Aconteceu o seguinte: a Primeira Turma do Supremo, por votação unânime, possibilitou a substituição da pena de prisão aplicada ao traficante de entorpecentes por pena restritiva de direitos, como, por exemplo, a pena de prestação de serviços à comunidade (HC 84.928-8/MG, DJU 7/10/2005).

Ou seja, o Supremo entendeu que uma pena restritiva de direitos, suave, amena e singela, é suficiente para a reprovação e prevenção do delito de tráfico de drogas.

Assim, com a bênção do Supremo, os traficantes de entorpecentes condenados a uma pena de prisão de até quatro anos não irão mais para a cadeia. E esse tribunal sabe que a imensa maioria dos traficantes recebe a pena mínima, que é menor que a de quatro anos de reclusão.

Diante do que resolveu o Supremo, os traficantes, depois de condenados, irão muito tranqüilamente para casa, sendo perfeitamente possível, por mais absurdo que pareça, que os réus responsabilizados por tráfico de tóxicos na porta de uma escola sejam "obrigados" pela Justiça Criminal a prestar serviços na mesma escola.

Com a nova opinião da Justiça Criminal, que equiparou o tráfico a crimes de menor gravidade, tais como lesões corporais, furtos e apropriações indébitas, é óbvio que os crimes de tráfico de drogas, que representam aproximadamente 25% dos processos criminais em andamento no Estado de São Paulo, além de serem o repetido fundamento de inúmeros outros delitos, irão aumentar notavelmente.

De modo que, em vez de combater a grave criminalidade, a opinião suprema da Justiça Criminal faz exatamente o contrário, incentivando os traficantes a continuarem, nas "comunidades" em que lucram, nas escolas, nas favelas, ou seja, em todos os locais em que há grande concentração de pessoas, com o seu nefasto comércio.

Com esse entendimento, o assaltante com arma de fogo será preso. O traficante, não. Aquele pratica crime que, às vezes, atinge o patrimônio de uma só pessoa. Este destrói sempre, não só o infeliz do viciado, mas toda a sua família e tudo à sua volta.

O assaltante dificilmente pratica mais que um crime por dia. Os traficantes vendem droga diariamente e para muitas pessoas. O assaltante é reconhecido pelas vítimas e costuma ser punido. Os traficantes, em razão do medo que inspiram e porque são conhecidos e muitas vezes até líderes em suas comunidades, raramente são reconhecidos.

Nesse contexto, sem dúvida do conhecimento do Supremo, os criminosos mais perigosos é que serão tratados com benevolência pela Justiça Penal. Para eles, pelo menos, por mais que os cidadãos honestos tentem ensinar o contrário para os seus filhos, o crime compensa.
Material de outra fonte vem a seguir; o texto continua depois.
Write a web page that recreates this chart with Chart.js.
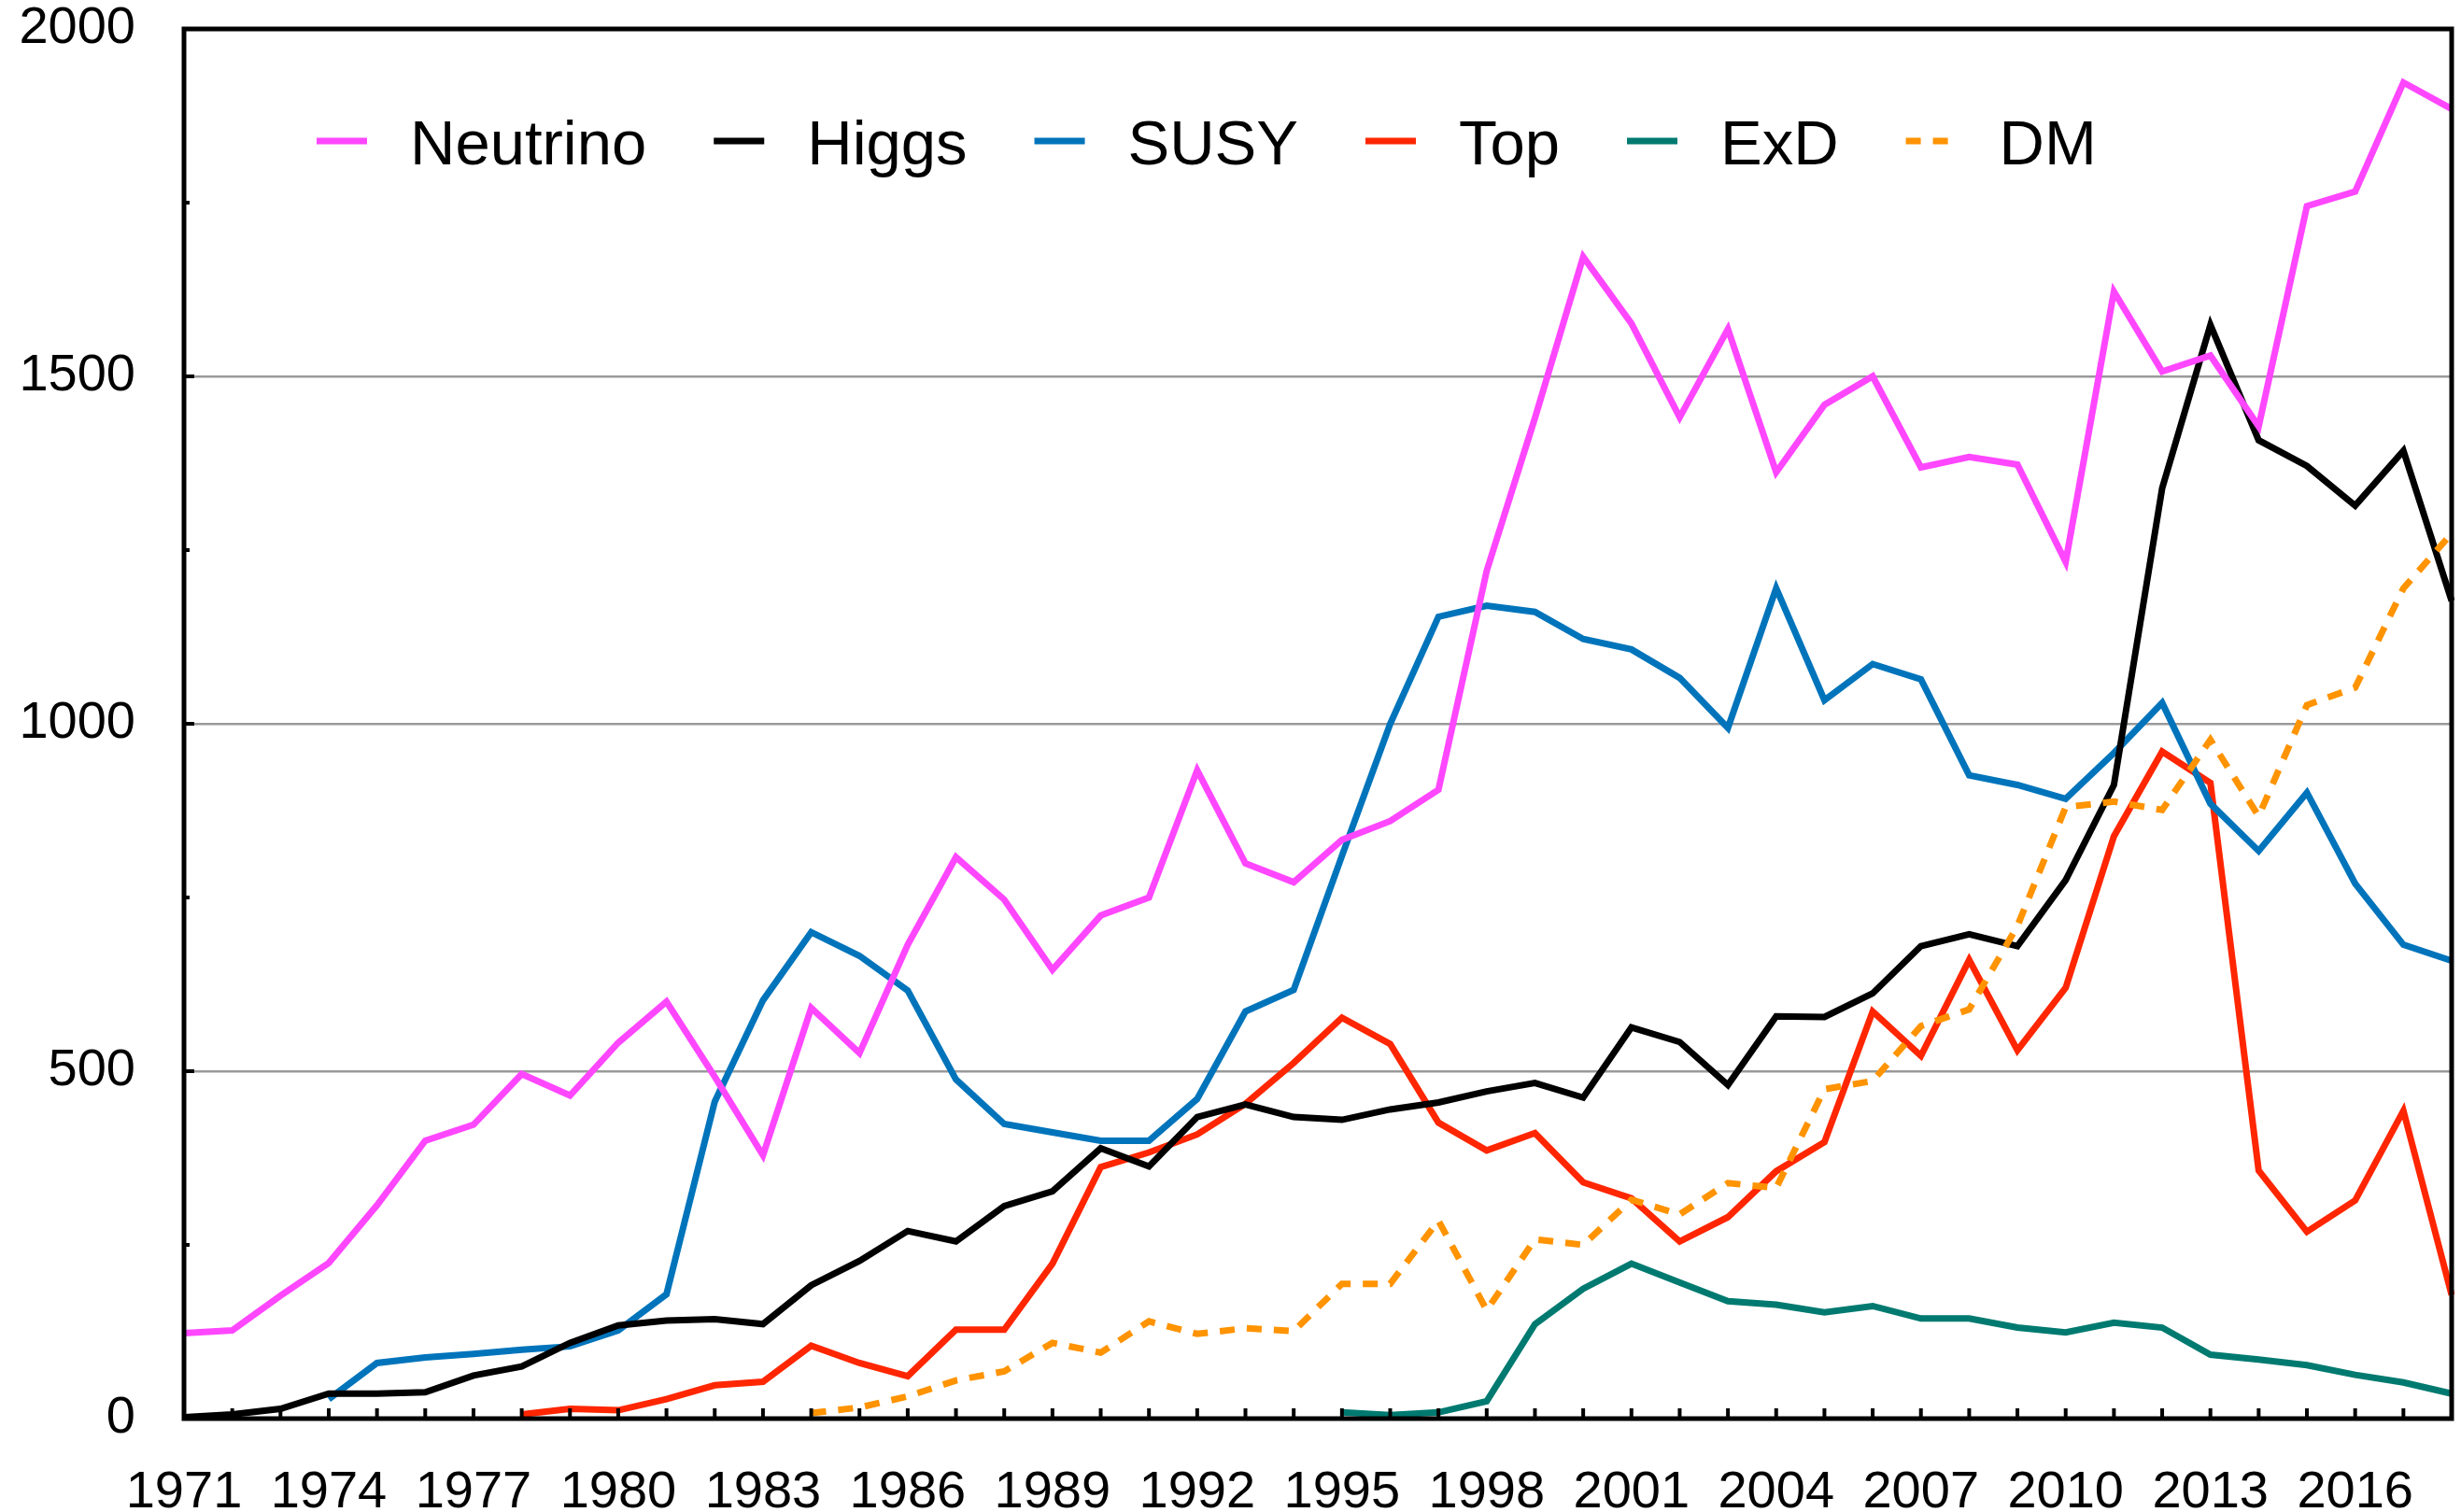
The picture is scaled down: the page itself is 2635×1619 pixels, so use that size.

Impossível aceitar passivamente a nova orientação porque nem de longe ela se ajusta ao conteúdo da Constituição e da Lei Antitóxicos. O empenho na prevenção e repressão do crime de tráfico de drogas é previsto no texto dessas leis. Elas estabelecem que é dever de todos colaborar na prevenção e repressão ao tráfico, que é crime considerado assemelhado aos hediondos, inafiançável e insuscetível de graça ou anistia.
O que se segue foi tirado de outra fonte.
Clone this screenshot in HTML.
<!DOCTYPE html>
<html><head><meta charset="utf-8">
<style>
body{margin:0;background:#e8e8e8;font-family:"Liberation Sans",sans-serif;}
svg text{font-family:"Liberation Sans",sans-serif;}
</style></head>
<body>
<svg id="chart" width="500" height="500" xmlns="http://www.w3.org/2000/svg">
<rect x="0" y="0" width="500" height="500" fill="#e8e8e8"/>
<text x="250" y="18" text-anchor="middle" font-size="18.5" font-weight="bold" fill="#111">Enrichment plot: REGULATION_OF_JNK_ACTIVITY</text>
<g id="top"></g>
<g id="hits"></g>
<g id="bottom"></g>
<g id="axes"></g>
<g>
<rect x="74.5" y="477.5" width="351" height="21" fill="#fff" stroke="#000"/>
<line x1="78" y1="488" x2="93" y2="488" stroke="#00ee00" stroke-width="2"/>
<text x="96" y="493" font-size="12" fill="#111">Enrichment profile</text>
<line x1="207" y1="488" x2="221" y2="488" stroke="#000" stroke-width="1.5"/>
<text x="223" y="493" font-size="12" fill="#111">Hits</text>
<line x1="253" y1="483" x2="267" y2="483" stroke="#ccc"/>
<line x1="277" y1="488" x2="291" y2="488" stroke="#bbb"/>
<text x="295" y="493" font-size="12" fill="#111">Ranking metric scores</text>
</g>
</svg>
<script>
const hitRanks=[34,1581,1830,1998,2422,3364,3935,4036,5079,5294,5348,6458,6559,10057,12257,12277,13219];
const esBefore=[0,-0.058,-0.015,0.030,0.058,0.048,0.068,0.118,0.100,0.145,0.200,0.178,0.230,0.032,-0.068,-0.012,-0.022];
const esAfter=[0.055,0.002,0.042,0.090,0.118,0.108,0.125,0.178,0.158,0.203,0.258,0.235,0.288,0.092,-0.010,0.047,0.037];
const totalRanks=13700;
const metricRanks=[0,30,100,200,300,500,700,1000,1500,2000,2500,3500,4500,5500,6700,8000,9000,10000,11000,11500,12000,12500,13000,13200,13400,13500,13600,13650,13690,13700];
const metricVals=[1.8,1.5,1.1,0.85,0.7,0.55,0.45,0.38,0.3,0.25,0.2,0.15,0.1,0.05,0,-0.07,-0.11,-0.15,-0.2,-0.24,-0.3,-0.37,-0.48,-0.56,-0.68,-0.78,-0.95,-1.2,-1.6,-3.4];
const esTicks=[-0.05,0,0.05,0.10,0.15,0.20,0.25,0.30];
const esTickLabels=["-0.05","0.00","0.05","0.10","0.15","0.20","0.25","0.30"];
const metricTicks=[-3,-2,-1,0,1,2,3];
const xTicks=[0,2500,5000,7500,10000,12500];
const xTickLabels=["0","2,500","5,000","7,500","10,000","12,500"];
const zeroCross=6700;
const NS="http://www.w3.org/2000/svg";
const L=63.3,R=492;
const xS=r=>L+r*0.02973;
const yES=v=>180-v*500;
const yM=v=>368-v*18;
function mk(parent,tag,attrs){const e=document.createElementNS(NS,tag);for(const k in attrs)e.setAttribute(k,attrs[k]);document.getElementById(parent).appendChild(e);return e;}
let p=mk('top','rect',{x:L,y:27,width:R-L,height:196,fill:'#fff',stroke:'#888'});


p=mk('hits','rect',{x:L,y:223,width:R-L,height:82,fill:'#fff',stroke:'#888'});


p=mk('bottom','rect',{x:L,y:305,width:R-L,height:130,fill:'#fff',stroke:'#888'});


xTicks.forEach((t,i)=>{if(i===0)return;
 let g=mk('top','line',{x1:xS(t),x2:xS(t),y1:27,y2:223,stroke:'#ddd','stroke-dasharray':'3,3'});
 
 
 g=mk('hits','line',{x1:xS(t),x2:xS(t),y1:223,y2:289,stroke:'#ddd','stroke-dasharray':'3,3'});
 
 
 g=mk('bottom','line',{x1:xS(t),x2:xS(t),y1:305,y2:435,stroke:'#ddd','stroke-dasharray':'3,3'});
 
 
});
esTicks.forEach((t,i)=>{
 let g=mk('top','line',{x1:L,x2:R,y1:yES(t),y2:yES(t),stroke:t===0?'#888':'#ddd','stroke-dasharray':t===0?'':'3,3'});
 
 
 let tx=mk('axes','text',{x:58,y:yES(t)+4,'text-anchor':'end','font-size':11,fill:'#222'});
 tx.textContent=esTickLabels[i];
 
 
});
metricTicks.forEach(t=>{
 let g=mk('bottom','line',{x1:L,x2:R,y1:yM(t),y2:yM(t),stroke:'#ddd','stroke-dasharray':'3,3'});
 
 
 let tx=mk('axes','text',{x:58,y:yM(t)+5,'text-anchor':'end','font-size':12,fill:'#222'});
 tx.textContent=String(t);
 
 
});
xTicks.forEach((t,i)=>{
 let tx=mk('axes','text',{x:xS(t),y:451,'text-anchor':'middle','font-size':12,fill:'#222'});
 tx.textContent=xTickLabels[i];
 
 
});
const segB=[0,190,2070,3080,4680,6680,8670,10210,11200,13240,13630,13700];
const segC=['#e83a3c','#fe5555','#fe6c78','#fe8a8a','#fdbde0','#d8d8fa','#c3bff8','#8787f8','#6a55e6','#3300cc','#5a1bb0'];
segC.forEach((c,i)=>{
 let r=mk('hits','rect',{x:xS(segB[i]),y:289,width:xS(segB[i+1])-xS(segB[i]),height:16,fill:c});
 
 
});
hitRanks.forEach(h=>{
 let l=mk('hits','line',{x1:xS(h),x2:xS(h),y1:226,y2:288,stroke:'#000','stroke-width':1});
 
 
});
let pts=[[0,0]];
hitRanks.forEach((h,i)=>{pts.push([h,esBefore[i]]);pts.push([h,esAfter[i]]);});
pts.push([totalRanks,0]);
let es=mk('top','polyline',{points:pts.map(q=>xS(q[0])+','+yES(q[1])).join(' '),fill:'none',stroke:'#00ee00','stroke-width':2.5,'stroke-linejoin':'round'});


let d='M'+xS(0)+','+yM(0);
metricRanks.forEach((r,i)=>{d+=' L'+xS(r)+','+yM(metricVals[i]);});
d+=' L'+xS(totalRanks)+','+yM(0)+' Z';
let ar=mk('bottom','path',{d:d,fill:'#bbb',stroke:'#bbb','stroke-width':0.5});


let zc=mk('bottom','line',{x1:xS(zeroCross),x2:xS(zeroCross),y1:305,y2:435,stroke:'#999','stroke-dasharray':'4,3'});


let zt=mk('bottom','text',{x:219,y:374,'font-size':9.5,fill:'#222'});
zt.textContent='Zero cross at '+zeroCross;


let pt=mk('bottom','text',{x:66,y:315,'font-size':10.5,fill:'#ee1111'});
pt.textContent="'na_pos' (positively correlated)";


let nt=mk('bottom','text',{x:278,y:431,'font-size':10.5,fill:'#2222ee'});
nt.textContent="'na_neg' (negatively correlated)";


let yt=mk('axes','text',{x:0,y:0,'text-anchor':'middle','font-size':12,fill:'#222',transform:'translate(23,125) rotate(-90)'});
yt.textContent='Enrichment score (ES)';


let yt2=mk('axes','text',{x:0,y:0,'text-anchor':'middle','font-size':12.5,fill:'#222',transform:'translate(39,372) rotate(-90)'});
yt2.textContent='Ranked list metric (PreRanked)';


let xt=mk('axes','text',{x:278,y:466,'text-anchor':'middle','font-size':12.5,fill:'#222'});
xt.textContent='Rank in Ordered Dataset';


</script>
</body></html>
Tudo isso sem contar que o argumento do legislador para justificar as chamadas "penas alternativas", dentre elas a restritiva de direitos, foi o de que a prisão deve ser reservada para os que cometem crimes graves e cuja periculosidade recomende seu isolamento da sociedade. Somente para os crimes de menor gravidade, segundo o legislador, é que a melhor solução seria impor restrições aos direitos do condenado, e sem retirá-lo do meio social.

Nós, o povo, as vítimas, os procuradores de Justiça incumbidos da defesa dos interesses da sociedade, não podemos aceitar o estabelecimento da impunidade ampla, geral e irrestrita.

Em síntese: o STF transformou o tráfico de drogas em crime banal e entendeu que a liberdade basta para punir traficantes. Digamos assim: ao estabelecer, por seu entendimento, que os traficantes podem ser punidos com a liberdade, a Justiça Criminal quer apagar o incêndio no ônibus queimado no Rio de Janeiro jogando mais gasolina sobre as chamas e sobre as vítimas.